I have been living in India for about 3 years now, yes I am an Indian citizen and quite a proud one at that, just that I have been born and brought up outside the country, I used to come here for about a month every 2 years, just to meet family and it used to be fun. Anyways, living here is totally different from visiting once in a while, the country humbles you, it teaches you very many lessons in life, compassion, hope, humility to name a few. Somehow, this country makes a human being out of everyone who lives here. The truth be told, I was freaked out about living here especially since the first sight I got as I exited the Mumbai airport is the slum area. But it wasn’t that bad, the whole experience of living alone in India is enriching to say the least.

India, a country which has a woman president, something which hasn’t even happened yet in the so called great nations like the United States, a country which has given birth to great women visionaries like Mother Teresa, to great businesswomen like Indra Nooyi and yet at the same time it’s a nation where evils like dowry and female infanticide are still prevalent. A nation where the women play equally important roles as wife, mother, sister, daughter, teacher as well as a bread earning member of the family. A nation where the woman will suffer abuse from her in-laws or even husband, in dignified silence, in order to protect her family and her tradition. A nation where the woman’s priority is not her self, but her family and her tradition. A nation where the child starts learning values even before the alphabets.

As far as I see it there are three main problems with the country: the bas abhi teek hai, the satisfied and content attitude, the need to poke noses into other’s business and of course, the government system which gives power in the wrong hands. Let us examine it one by one, from the last.

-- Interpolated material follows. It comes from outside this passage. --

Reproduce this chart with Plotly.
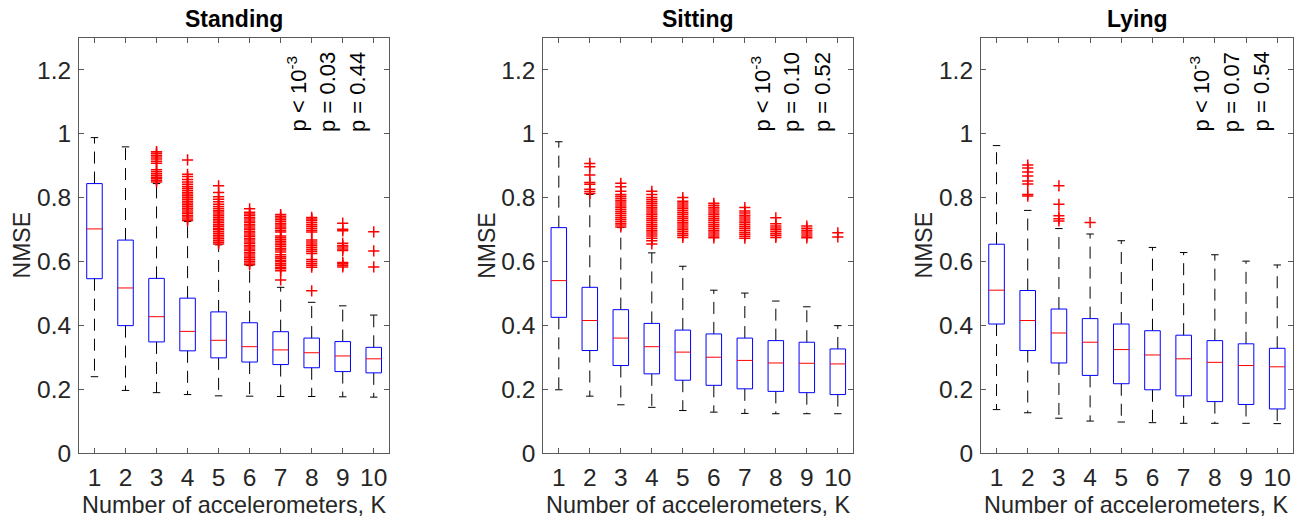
import plotly.graph_objects as go

K = [1, 2, 3, 4, 5, 6, 7, 8, 9, 10]
titles = ["Standing", "Sitting", "Lying"]
p_texts = [
    ["p &lt; 10<sup>-3</sup>", "p = 0.03", "p = 0.44"],
    ["p &lt; 10<sup>-3</sup>", "p = 0.10", "p = 0.52"],
    ["p &lt; 10<sup>-3</sup>", "p = 0.07", "p = 0.54"],
]
p_x = [7.53, 8.53, 9.50]
p_y = 1.0

# ---- Standing ----
standing_lo = [0.239, 0.196, 0.189, 0.183, 0.179, 0.178, 0.177, 0.177, 0.176, 0.175]
standing_q1 = [0.546, 0.399, 0.348, 0.320, 0.298, 0.285, 0.277, 0.267, 0.255, 0.251]
standing_med = [0.702, 0.517, 0.427, 0.381, 0.353, 0.333, 0.323, 0.314, 0.304, 0.295]
standing_q3 = [0.844, 0.667, 0.547, 0.485, 0.442, 0.408, 0.380, 0.360, 0.349, 0.331]
standing_hi = [0.988, 0.959, 0.844, 0.725, 0.652, 0.587, 0.519, 0.472, 0.461, 0.432]
standing_out = [
    [],
    [],
    [0.849, 0.854, 0.859, 0.864, 0.869, 0.875, 0.881, 0.887, 0.908, 0.914, 0.921, 0.927, 0.933, 0.939, 0.944],
    [0.728, 0.733, 0.739, 0.744, 0.750, 0.755, 0.761, 0.767, 0.772, 0.778, 0.783, 0.789, 0.795, 0.800,
     0.806, 0.811, 0.817, 0.823, 0.829, 0.835, 0.842, 0.849, 0.857, 0.866, 0.873, 0.918],
    [0.655, 0.660, 0.666, 0.671, 0.677, 0.682, 0.688, 0.693, 0.699, 0.704, 0.710, 0.715, 0.721, 0.727,
     0.732, 0.738, 0.743, 0.749, 0.755, 0.760, 0.766, 0.772, 0.779, 0.787, 0.795, 0.803, 0.816, 0.837],
    [0.590, 0.595, 0.601, 0.606, 0.612, 0.617, 0.623, 0.628, 0.634, 0.639, 0.645, 0.650, 0.656, 0.661,
     0.667, 0.672, 0.678, 0.683, 0.689, 0.694, 0.700, 0.705, 0.711, 0.716, 0.722, 0.727, 0.733, 0.738,
     0.744, 0.749, 0.754, 0.765],
    [0.542, 0.571, 0.577, 0.582, 0.588, 0.593, 0.599, 0.604, 0.610, 0.615, 0.621, 0.630, 0.636, 0.641,
     0.647, 0.652, 0.658, 0.663, 0.669, 0.674, 0.680, 0.692, 0.697, 0.703, 0.708, 0.714, 0.719, 0.725,
     0.731, 0.736, 0.742, 0.747],
    [0.508, 0.582, 0.588, 0.594, 0.600, 0.606, 0.625, 0.631, 0.637, 0.643, 0.649, 0.655, 0.661, 0.667,
     0.692, 0.698, 0.704, 0.710, 0.716, 0.722, 0.728, 0.733, 0.738],
    [0.583, 0.588, 0.593, 0.597, 0.634, 0.639, 0.645, 0.650, 0.657, 0.696, 0.701, 0.720],
    [0.583, 0.633, 0.693],
]

# ---- Sitting ----
sitting_lo = [0.198, 0.178, 0.151, 0.143, 0.133, 0.128, 0.124, 0.123, 0.123, 0.123]
sitting_q1 = [0.425, 0.321, 0.274, 0.248, 0.228, 0.212, 0.201, 0.193, 0.189, 0.183]
sitting_med = [0.540, 0.415, 0.360, 0.333, 0.316, 0.300, 0.290, 0.282, 0.281, 0.279]
sitting_q3 = [0.706, 0.519, 0.449, 0.406, 0.385, 0.373, 0.360, 0.352, 0.347, 0.326]
sitting_hi = [0.975, 0.810, 0.706, 0.627, 0.585, 0.510, 0.501, 0.476, 0.458, 0.399]
sitting_out = [
    [],
    [0.813, 0.819, 0.826, 0.842, 0.847, 0.871, 0.897, 0.907],
    [0.708, 0.714, 0.720, 0.726, 0.732, 0.738, 0.744, 0.750, 0.756, 0.762, 0.768, 0.774, 0.780, 0.786,
     0.792, 0.798, 0.804, 0.810, 0.820, 0.834, 0.845],
    [0.655, 0.665, 0.673, 0.680, 0.686, 0.692, 0.698, 0.704, 0.710, 0.716, 0.722, 0.728, 0.734, 0.740,
     0.746, 0.752, 0.758, 0.764, 0.770, 0.776, 0.782, 0.788, 0.794, 0.800, 0.810, 0.820],
    [0.675, 0.681, 0.687, 0.693, 0.699, 0.705, 0.711, 0.717, 0.723, 0.729, 0.735, 0.741, 0.747, 0.753,
     0.759, 0.765, 0.771, 0.777, 0.783, 0.789, 0.800],
    [0.674, 0.680, 0.686, 0.692, 0.698, 0.704, 0.710, 0.716, 0.722, 0.728, 0.734, 0.740, 0.746, 0.752,
     0.758, 0.764, 0.770, 0.776, 0.782],
    [0.673, 0.679, 0.685, 0.691, 0.697, 0.703, 0.709, 0.715, 0.721, 0.727, 0.733, 0.739, 0.745, 0.752,
     0.758, 0.769],
    [0.675, 0.681, 0.687, 0.693, 0.699, 0.705, 0.711, 0.718, 0.737],
    [0.674, 0.680, 0.686, 0.692, 0.698, 0.704, 0.711],
    [0.677, 0.690],
]

# ---- Lying ----
lying_lo = [0.136, 0.126, 0.109, 0.100, 0.097, 0.095, 0.093, 0.093, 0.093, 0.092]
lying_q1 = [0.404, 0.321, 0.282, 0.243, 0.217, 0.198, 0.179, 0.161, 0.152, 0.138]
lying_med = [0.510, 0.415, 0.376, 0.347, 0.324, 0.307, 0.295, 0.284, 0.274, 0.270]
lying_q3 = [0.654, 0.509, 0.451, 0.421, 0.404, 0.383, 0.369, 0.352, 0.342, 0.328]
lying_hi = [0.963, 0.760, 0.703, 0.686, 0.665, 0.644, 0.628, 0.621, 0.601, 0.589]
lying_out = [
    [],
    [0.805, 0.810, 0.843, 0.852, 0.868, 0.880, 0.893, 0.902],
    [0.727, 0.734, 0.743, 0.779, 0.837],
    [0.722],
    [], [], [], [], [], [],
]

panels = [
    (standing_lo, standing_q1, standing_med, standing_q3, standing_hi, standing_out),
    (sitting_lo, sitting_q1, sitting_med, sitting_q3, sitting_hi, sitting_out),
    (lying_lo, lying_q1, lying_med, lying_q3, lying_hi, lying_out),
]

HALF_BOX = 0.25
HALF_CAP = 0.12
FONT = "Liberation Sans, Arial, Helvetica, sans-serif"
TXT = "#262626"
AX = "#5a5a5a"

x_domains = [[0.0607, 0.2992], [0.4176, 0.6559], [0.7540, 0.9937]]
y_domain = [0.1255, 0.9266]

fig = go.Figure()

for i, (lo, q1, med, q3, hi, out) in enumerate(panels):
    xa = "x" if i == 0 else f"x{i+1}"
    ya = "y" if i == 0 else f"y{i+1}"
    # whiskers (dashed)
    wx, wy = [], []
    for k, a, b, c, d in zip(K, lo, q1, q3, hi):
        wx += [k, k, None, k, k, None]
        wy += [c, d, None, b, a, None]
    fig.add_trace(go.Scatter(x=wx, y=wy, mode="lines", xaxis=xa, yaxis=ya,
                             line=dict(color="black", width=1, dash="12px,8px"),
                             hoverinfo="skip", showlegend=False))
    # caps
    cx, cy = [], []
    for k, a, d in zip(K, lo, hi):
        cx += [k - HALF_CAP, k + HALF_CAP, None, k - HALF_CAP, k + HALF_CAP, None]
        cy += [d, d, None, a, a, None]
    fig.add_trace(go.Scatter(x=cx, y=cy, mode="lines", xaxis=xa, yaxis=ya,
                             line=dict(color="black", width=1),
                             hoverinfo="skip", showlegend=False))
    # boxes
    bx, by = [], []
    for k, b, c in zip(K, q1, q3):
        bx += [k - HALF_BOX, k + HALF_BOX, k + HALF_BOX, k - HALF_BOX, k - HALF_BOX, None]
        by += [b, b, c, c, b, None]
    fig.add_trace(go.Scatter(x=bx, y=by, mode="lines", xaxis=xa, yaxis=ya,
                             line=dict(color="#0000ff", width=1),
                             hoverinfo="skip", showlegend=False))
    # medians
    mx, my = [], []
    for k, m in zip(K, med):
        mx += [k - HALF_BOX, k + HALF_BOX, None]
        my += [m, m, None]
    fig.add_trace(go.Scatter(x=mx, y=my, mode="lines", xaxis=xa, yaxis=ya,
                             line=dict(color="#ff0000", width=1),
                             hoverinfo="skip", showlegend=False))
    # outliers
    ox, oy = [], []
    for k, vals in zip(K, out):
        ox += [k] * len(vals)
        oy += vals
    fig.add_trace(go.Scatter(x=ox, y=oy, mode="markers", xaxis=xa, yaxis=ya,
                             marker=dict(symbol="cross-thin", size=8,
                                         line=dict(color="#ff0000", width=1.5)),
                             hoverinfo="skip", showlegend=False))

    axis_common = dict(showgrid=False, zeroline=False, showline=True, linecolor=AX,
                       linewidth=1, mirror="ticks", ticks="inside", ticklen=5,
                       tickcolor=AX, tickwidth=1, automargin=False,
                       tickfont=dict(family=FONT, size=24.5, color=TXT))
    xkey = "xaxis" if i == 0 else f"xaxis{i+1}"
    ykey = "yaxis" if i == 0 else f"yaxis{i+1}"
    fig.update_layout({
        xkey: dict(axis_common, domain=x_domains[i], range=[0.5, 10.5],
                   tickmode="array", tickvals=K, ticktext=[str(k) for k in K],
                   anchor=ya, ticklabelstandoff=3),
        ykey: dict(axis_common, domain=y_domain, range=[0, 1.3], dtick=0.2,
                   tick0=0, anchor=xa, ticklabelstandoff=2),
    })

    xdom = f"{xa} domain"
    ydom = f"{ya} domain"
    fig.add_annotation(text=f"<b>{titles[i]}</b>", xref=xdom, yref=ydom, x=0.5, y=1,
                       xanchor="center", yanchor="middle", yshift=19, showarrow=False,
                       font=dict(family=FONT, size=23, color="black"))
    fig.add_annotation(text="Number of accelerometers, K", xref=xdom, yref=ydom,
                       x=0.5, y=0, xanchor="center", yanchor="middle", yshift=-52,
                       showarrow=False, font=dict(family=FONT, size=23.4, color=TXT))
    fig.add_annotation(text="NMSE", xref=xdom, yref=ydom, x=0, y=0.5,
                       xanchor="center", yanchor="middle", xshift=-57, textangle=-90,
                       showarrow=False, font=dict(family=FONT, size=23, color=TXT))
    for t, px in zip(p_texts[i], p_x):
        fig.add_annotation(text=t, xref=xa, yref=ya, x=px, y=p_y,
                           xanchor="center", yanchor="bottom", textangle=-90,
                           showarrow=False, font=dict(family=FONT, size=22, color="black"))

fig.update_layout(autosize=True, margin=dict(l=0, r=0, t=0, b=0, autoexpand=False),
                  plot_bgcolor="white", paper_bgcolor="white", showlegend=False)

post = (
    "document.documentElement.style.margin='0';"
    "document.documentElement.style.padding='0';"
    "document.documentElement.style.overflow='hidden';"
    "document.body.style.margin='0';"
    "document.body.style.padding='0';"
    "document.body.style.overflow='hidden';"
    "var gd=document.getElementById('{plot_id}');"
    "gd.style.width='100vw';gd.style.height='100vh';"
    "Plotly.Plots.resize(gd);"
)

fig.write_html("out.html", default_width="100vw", default_height="100vh",
               config={"displayModeBar": False, "responsive": True},
               post_script=post)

The government system, India is a democracy , the largest democracy there is and that sounds so amazing, but when you get into the nitty gritty, it isn’t a pretty picture. India is country with a population of more than 1,129,866,154 people, and it is a democracy. The problem lies in the lack of awareness, about the leaders who they are voting for, the problem lies in illiteracy and poverty. And even if the people are aware, we Indians somehow always believe in giving one more chance, we always hope that the next time they will be better leaders, hope that the net time they are elected they will be less corrupt and actually keep their word. Corruption is a sad truth that is prevalent at every level of Indian governance. Most of the voting crowd is illiterate, how many college students actually go out there and vote? Hardly if any. We should start and start soon, to right the wrong judgments made. Analyze each candidates portfolio and vote for the right reason, not because he’s from your caste or religion but because you believe he can make a difference.

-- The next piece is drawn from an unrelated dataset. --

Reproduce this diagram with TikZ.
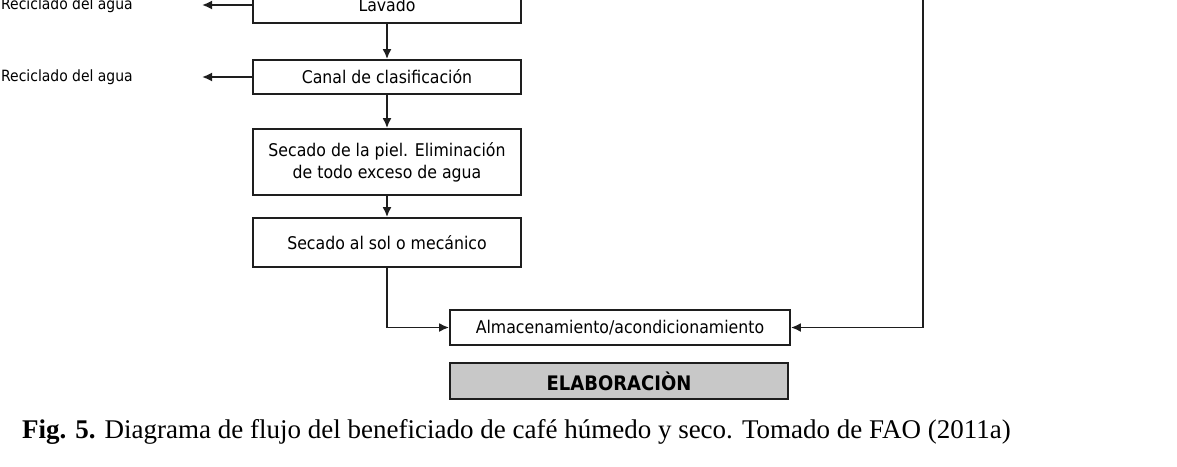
\documentclass[tikz,border=0pt]{standalone}
\usepackage{fontspec}
\setmainfont{Liberation Serif}
\newfontfamily\boxfont{DejaVu Sans Condensed}
\usetikzlibrary{arrows.meta, positioning}
\definecolor{boxline}{HTML}{1E1E1E}
\definecolor{elabfill}{HTML}{C8C8C8}

\begin{document}
\begin{tikzpicture}[
      x=1pt, y=-1pt,
      every node/.style={text=black},
      procbox/.style={draw=boxline, line width=1.8pt, minimum width=268pt, align=center,
                      font=\boxfont\fontsize{17.5}{22}\selectfont, inner sep=2pt},
      wide/.style={procbox, minimum width=340pt},
      lbl/.style={font=\boxfont\fontsize{15.5}{18}\selectfont, anchor=west, inner sep=0pt},
      arr/.style={-{Latex[length=10pt, width=9pt]}, line width=1.8pt, draw=boxline}
    ]
    \useasboundingbox (0,0) rectangle (1177,466);
    \clip (0,0) rectangle (1177,466);
    % process chain
    \node[procbox, minimum height=36pt] (lavado) at (387,5) {Lavado};
    \node[procbox, minimum height=34pt] (canal)  at (387,77) {Canal de clasificaci\'on};
    \node[procbox, minimum height=66pt] (piel)   at (387,162) {Secado de la piel. Eliminaci\'on\\de todo exceso de agua};
    \node[procbox, minimum height=49pt] (sol)    at (387,242.5) {Secado al sol o mec\'anico};
    \node[wide, minimum height=35pt] (almacen) at (620,327.5) {Almacenamiento/acondicionamiento};
    \node[wide, minimum height=36pt, minimum width=338pt, fill=elabfill,
          font=\boxfont\bfseries\fontsize{20}{24}\selectfont] (elab) at (619,381) {ELABORACI\`ON};
    % water recycling
    \node[lbl] (rec1) at (1,5) {Reciclado del agua};
    \node[lbl] (rec2) at (1,77) {Reciclado del agua};
    \coordinate (rec1end) at (202,5);
    \coordinate (rec2end) at (202,77);
    \coordinate (secoin) at (923,-10);
    \draw[arr] (lavado.west) -- (rec1end);
    \draw[arr] (canal.west) -- (rec2end);
    \draw[arr] (lavado) -- (canal);
    \draw[arr] (canal) -- (piel);
    \draw[arr] (piel) -- (sol);
    \draw[arr] (sol.south) |- (almacen.west);
    \draw[arr] (secoin) |- (almacen.east);
    % caption
    \node[anchor=base west, inner sep=0pt, font=\fontsize{27}{30}\selectfont] (caption) at (22,438)
      {\textbf{Fig. 5.} Diagrama de flujo del beneficiado de caf\'e h\'umedo y seco. Tomado de FAO (2011a)};
  \end{tikzpicture}
\end{document}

The second problem is that we are always nosy, we are always wondering what is happening in the neighbors house rather than our own. We will criticize and comment on others way before judging ourselves and this has given rise to a fear of society, a fear of what other people will think, this stops us from giving ample opportunities to the children to develop their talents and what they desire. Thanks to this attitude we push and push to make engineers and doctors and toppers out of them, but not give heed and help develop what they are born with, drawing, dancing, singing, all come secondary. We should learn to be strong enough to help the children develop their God given gift.

Indians are very complacent people. It takes very little for us to be content as a matter of fact and the problem lies in that. We stop working to better ourselves once we reach that line. We stop aiming for the stars; we just aim at like 24th floor of a building, so to speak. And this nature makes us find temporary solutions which again will not help us in the long run. Like I said earlier, not everyone votes as they believe somebody else will. We don’t take things into our own hands, not even our own lives’ decisions, we let others, parents, peers, and society to make those decisions. We blame others but not attempt to make it right ourselves, and because of that nature, we are still where we are and not one one among the developed nations where we have the potential to be.

To conclude, I quote [with a little editing] a dialogue from Namastey London in which this was said to a Englishmen, ‘When we greet one another, we fold our hands in Namastey because we believe that God resides in the heart of every human being; we come from a nation where a lady of Catholic origin, stepped aside for a Sikh to be sworn in as prime minister, by a Muslim president, to govern a nation of over 80% Hindus; It may also interest you to know that many of the origins of English words come from Sanskrit, for example Maatre becomes Mother, Jamitri became Geometry and Thrignomati becomes Trigonometry; we have 5600 newspapers, 35000 magazines in over 21 different languages with a combined readership of 120 million; We’ve reached the moon and back but yet you people feel that we’ve only reached as far as the Indian rope trick; we have the third largest pool of doctors, engineers and scientists; that was about brains, now lets talk about brawn, we have the third largest army in the world and even then I fold my hands in humility before you because we don’t believe that we are above or beneath any individual’

India, the land of rich culture and heritage, the land of values and traditions, the land of the Himalayas and the Ganga, the land of Mahatma Gandhi and Rabindranath Tagore, the land of the Taj Mahal, the land of picturesque locales and breathtaking scenery, the land of gorgeous women, the land of the Ambanis and Mittals, the land of divinity and superstitions, the land that is blessed by the Lord, India, the land of contradictions.